The short video Firefighters Coping with the Aftermath of Suicide takes an intimate look at how suicide affects firefighters, both because they respond to suicide attempts and fatalities and because suicide strikes among their own ranks.
Please share the video with your local fire department (here's the short URL: youtu.be/QSH5EbNhJBA) and encourage firefighters to watch it (it's 11 minutes long).
In the video, Gretta Flatt, a firefighter with South Metro Fire Rescue near Denver, Colo., tells the story of a horrific suicide she and fellow firefighters responded to that triggered distress in her from a long career responding to traumatic incidents:
This is a prime example where I was not aware of how that would affect me personally. This particular call ... is really a hotbed .. I am at the latter part of my career, so it's like things are showing up out of the blue, and I have read about that, but it can really happen.

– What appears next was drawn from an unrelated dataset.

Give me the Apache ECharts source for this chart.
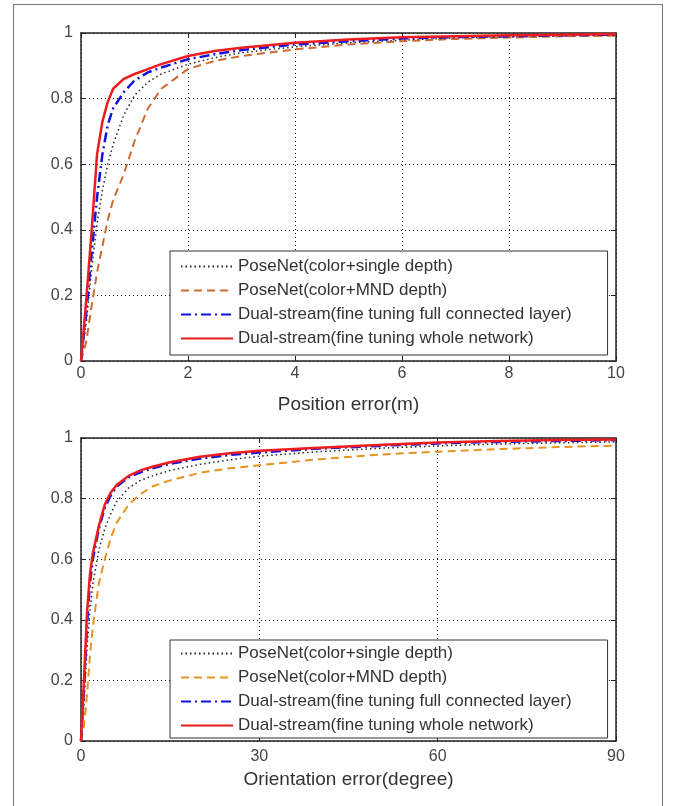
<!DOCTYPE html>
<html>
<head>
<meta charset="utf-8">
<script src="https://cdn.jsdelivr.net/npm/echarts@6/dist/echarts.min.js"></script>
<style>
html,body{margin:0;padding:0;background:#fff;width:673px;height:806px;overflow:hidden;}
#frame{position:absolute;left:13px;top:4px;width:650px;height:820px;border:1px solid #777;box-sizing:border-box;}
#c1{position:absolute;left:0;top:0;width:673px;height:420px;}
#c2{position:absolute;left:0;top:420px;width:673px;height:386px;}
</style>
</head>
<body>
<div id="frame"></div>
<div id="c1"></div>
<div id="c2"></div>
<script>
// ---------- data ----------
var seriesNames = [
  'PoseNet(color+single depth)',
  'PoseNet(color+MND depth)',
  'Dual-stream(fine tuning full connected layer)',
  'Dual-stream(fine tuning whole network)'
];
var yTicks = [0, 0.2, 0.4, 0.6, 0.8, 1];

// Position error (m)
var posX      = [0, 0.1, 0.2, 0.3, 0.4, 0.5, 0.6, 0.8, 1.0, 1.25, 1.5, 2, 2.5, 3, 4, 5, 6, 7, 8, 9, 10];
var posSingle = [0, 0.12, 0.28, 0.42, 0.52, 0.60, 0.66, 0.75, 0.81, 0.85, 0.875, 0.905, 0.925, 0.94, 0.958, 0.97, 0.978, 0.985, 0.988, 0.991, 0.993];
var posMND    = [0, 0.06, 0.17, 0.27, 0.35, 0.43, 0.49, 0.57, 0.67, 0.77, 0.83, 0.89, 0.915, 0.93, 0.95, 0.965, 0.975, 0.982, 0.986, 0.99, 0.992];
var posFC     = [0, 0.15, 0.33, 0.50, 0.63, 0.72, 0.77, 0.82, 0.855, 0.88, 0.895, 0.92, 0.935, 0.948, 0.965, 0.975, 0.983, 0.988, 0.99, 0.993, 0.995];
var posWhole  = [0, 0.19, 0.40, 0.63, 0.73, 0.79, 0.83, 0.86, 0.875, 0.89, 0.905, 0.93, 0.945, 0.955, 0.97, 0.98, 0.987, 0.99, 0.993, 0.995, 0.997];
var posXTicks = [0, 2, 4, 6, 8, 10];

// Orientation error (degree)
var oriX      = [0, 0.5, 1, 1.5, 2, 3, 4, 5, 6, 8, 10, 12, 15, 20, 25, 30, 40, 50, 60, 70, 80, 90];
var oriSingle = [0, 0.12, 0.30, 0.43, 0.52, 0.63, 0.70, 0.75, 0.79, 0.835, 0.86, 0.875, 0.893, 0.913, 0.928, 0.94, 0.955, 0.966, 0.974, 0.98, 0.984, 0.987];
var oriMND    = [0, 0.05, 0.15, 0.28, 0.38, 0.52, 0.60, 0.67, 0.72, 0.78, 0.815, 0.84, 0.86, 0.885, 0.90, 0.91, 0.93, 0.945, 0.955, 0.963, 0.97, 0.975];
var oriFC     = [0, 0.17, 0.38, 0.52, 0.60, 0.70, 0.77, 0.81, 0.84, 0.87, 0.887, 0.90, 0.915, 0.932, 0.944, 0.952, 0.965, 0.974, 0.982, 0.987, 0.99, 0.993];
var oriWhole  = [0, 0.20, 0.42, 0.55, 0.62, 0.71, 0.78, 0.82, 0.845, 0.875, 0.893, 0.905, 0.92, 0.938, 0.95, 0.958, 0.968, 0.977, 0.985, 0.99, 0.993, 0.995];
var oriXTicks = [0, 30, 60, 90];

// ---------- build ----------
function pairs(xs, ys){ return xs.map(function(x,i){ return [x, ys[i]]; }); }

function build(el, cfg){
  var chart = echarts.init(document.getElementById(el), null, {renderer:'canvas'});
  var font = 'Liberation Sans, Arial, sans-serif';
  var styles = [
    {color:'#1e2a22', width:1.5, type:[1.5,3]},
    {color:cfg.mndColor, width:2, type:[8,5]},
    {color:'#1212e0', width:2.5, type:[10,4,2,4]},
    {color:'#ee1c1c', width:2.5, type:'solid'}
  ];
  var ys = cfg.ys;
  var series = seriesNames.map(function(n,i){
    return {
      name:n, type:'line', xAxisIndex:0, yAxisIndex:0,
      data:pairs(cfg.xs, ys[i]), showSymbol:false, symbol:'none',
      lineStyle:styles[i], itemStyle:{color:styles[i].color}, z:2+i, animation:false
    };
  });
  var xmin = cfg.xTicks[0], xmax = cfg.xTicks[cfg.xTicks.length-1];
  var xint = cfg.xTicks[1]-cfg.xTicks[0];
  var splitDot = {show:true, lineStyle:{color:'#111', width:1, type:[1,3]}};
  var baseX = {type:'value', min:xmin, max:xmax, interval:xint, gridIndex:0};
  var baseY = {type:'value', min:yTicks[0], max:yTicks[yTicks.length-1], interval:yTicks[1]-yTicks[0], gridIndex:0};
  chart.setOption({
    animation:false,
    backgroundColor:'transparent',
    grid:{left:81, top:cfg.gridTop, width:535, height:cfg.gridH, show:false, containLabel:false, outerBoundsMode:'none'},
    legend:{
      orient:'vertical', left:170, top:cfg.legendTop,
      data:seriesNames, itemWidth:52, itemHeight:14, itemGap:7,
      padding:cfg.legendPad,
      borderColor:'#333', borderWidth:1, backgroundColor:'#fff', borderRadius:0,
      itemStyle:{opacity:0, borderWidth:0, color:'rgba(0,0,0,0)'},
      textStyle:{fontFamily:font, fontSize:17, lineHeight:17, color:'#333'},
      selectedMode:false
    },
    xAxis:[
      Object.assign({}, baseX, {
        position:'bottom',
        axisLine:{show:true, onZero:false, lineStyle:{color:'#222', width:1.5}},
        axisTick:{show:true, inside:true, length:5, lineStyle:{color:'#222'}},
        axisLabel:{color:'#444', fontFamily:font, fontSize:16, margin:cfg.xLabelMargin},
        splitLine:splitDot,
        name:cfg.xName, nameLocation:'middle', nameGap:cfg.nameGap,
        nameTextStyle:{color:'#333', fontFamily:font, fontSize:19}
      }),
      Object.assign({}, baseX, {
        position:'top',
        axisLine:{show:true, onZero:false, lineStyle:{color:'#222', width:1.5}},
        axisTick:{show:true, inside:true, length:5, lineStyle:{color:'#222'}},
        axisLabel:{show:false}, splitLine:{show:false}
      })
    ],
    yAxis:[
      Object.assign({}, baseY, {
        position:'left',
        axisLine:{show:true, onZero:false, lineStyle:{color:'#222', width:1.5}},
        axisTick:{show:true, inside:true, length:5, lineStyle:{color:'#222'}},
        axisLabel:{color:'#444', fontFamily:font, fontSize:16, margin:8,
          formatter:function(v){ return String(Math.round(v*10)/10); }},
        splitLine:splitDot
      }),
      Object.assign({}, baseY, {
        position:'right',
        axisLine:{show:true, onZero:false, lineStyle:{color:'#222', width:1.5}},
        axisTick:{show:true, inside:true, length:5, lineStyle:{color:'#222'}},
        axisLabel:{show:false}, splitLine:{show:false}
      })
    ],
    series:series
  });
  return chart;
}

build('c1', {
  xs:posX, ys:[posSingle, posMND, posFC, posWhole], xTicks:posXTicks,
  gridTop:33, gridH:328, legendTop:251, legendPad:[7,36,8,10], mndColor:'#cd6a32',
  xName:'Position error(m)', nameGap:34, xLabelMargin:5
});
build('c2', {
  xs:oriX, ys:[oriSingle, oriMND, oriFC, oriWhole], xTicks:oriXTicks,
  gridTop:18, gridH:303, legendTop:220, legendPad:[5,36,4,10], mndColor:'#e6941f',
  xName:'Orientation error(degree)', nameGap:26, xLabelMargin:8
});
</script>
</body>
</html>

Dan Mulroney, South Metro Battalion Chief, tells a moving story about how he started working on the issue of suicide prevention after revisiting the suicide of a colleague 20 years earlier.
I went back now 20 years ago to relive the situation, to ask the individuals that were involved how they felt nowadays -- and I got such an emotional response from them that I knew I had to get involved in this and try to help -- because I had people crying about it still after 20 years.
Here are some additional resources:
• Safe Call Now• First Responder Support Network
• The Sweeney Alliance
• The After a Suicide Resource Directory lists resources for first responders on helping the bereaved at the scene of a suicide.
And here's a closing comment, from Chaplain Ken Rice of the Colorado Fallen Fighters Foundation:
Firefighters, they're a tough breed, but they're human too, and they have emotions -- and those emotions can be affected. I don't care how tough they are.